Don't sleep on Saint Mary's, folks. The seventh-seeded Gaels have what it takes to make a Cinderella run in the 2012 NCAA tournament, thanks in no small part to the particular talents of Matthew Dellavedova.
And if you have no idea who Matthew Dellavedova, allow me to introduce you.
The 6'4", 190-pound guard is just the latest Australian star to suit up for Randy Bennett's squad. Dellavedova is following closely in the footsteps of fellow Aussies Patrick Mills, who twice guided the Gaels to the Big Dance, and Daniel Kickert, the school's all-time leading scorer.
(Note: Mills went on to join the Portland Trail Blazers as a second-round pick out of the 2009 NBA Draft, with whom he was partially responsible for the invention of the now-infamous "three goggles" gesture.)
How far will Saint Mary's go in the Big Dance?
Like Mills, Dellavedova arrived in Moraga by way of the Australian Institute of Sport, which has groomed hoops stars like former No. 1 overall pick Andrew Bogut (now of the Golden State Warriors) and four-time WNBA MVP Lauren Jackson. Dellavedova also figures to feature with the Australian national team at the 2012 Summer Olympics in London.
As for his body of work at Saint Mary's, Dellavedova, the West Coast Conference Player of the Year, has been a star ever since he set foot on campus, though that hasn't held him back from improving his game whatsoever. In fact, Dellavedova's marks in scoring, assists and field goal percentage have all risen steadily from year to year, to where he now leads the Gaels in points (15.6) and assists (6.4).
He has done some of his best work against the toughest competition, too, with a scoring average of 18.8 points per game in nine career contests against West Coast Conference rival Gonzaga.
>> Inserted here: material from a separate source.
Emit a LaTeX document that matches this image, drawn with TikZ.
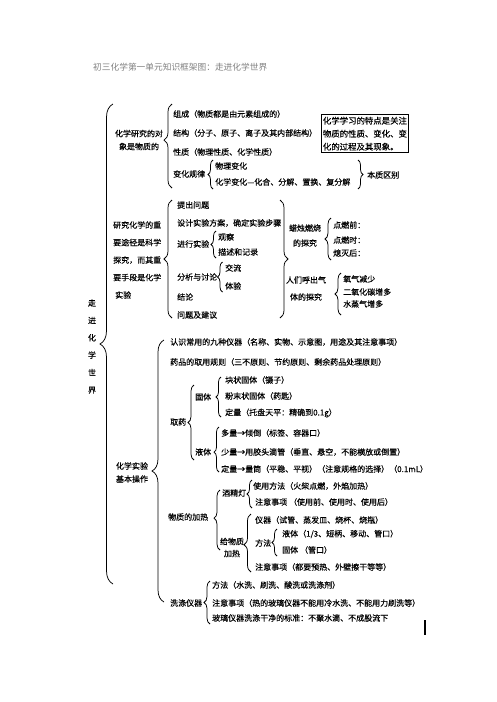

That includes a 22-point outburst in the Gaels' victory over the Bulldogs in the league championship game this season.
Of course, it hasn't all been sunshine and gumdrops for Dellavedova at SMC. His three-point percentage and free-throw accuracy have both decreased over the years while turnovers have grown to be an even more prevalent part of his game.
Then again, that's to be expected of a player who's so charged with dominating the ball as Dellavedova is.
The Gaels will need just as much out of Dellavedova in the Big Dance, where they'll face 10th-seed Purdue in the opening round before a potential tilt with second-seed Kansas in Omaha on Sunday.
Only time will tell if the glass slipper fits Saint Mary's foot this year, though with a star like Matthew Dellavedova on their side, the Gaels have the goods to shock the college basketball world by surviving and advancing to the second weekend of March Madness, if not beyond.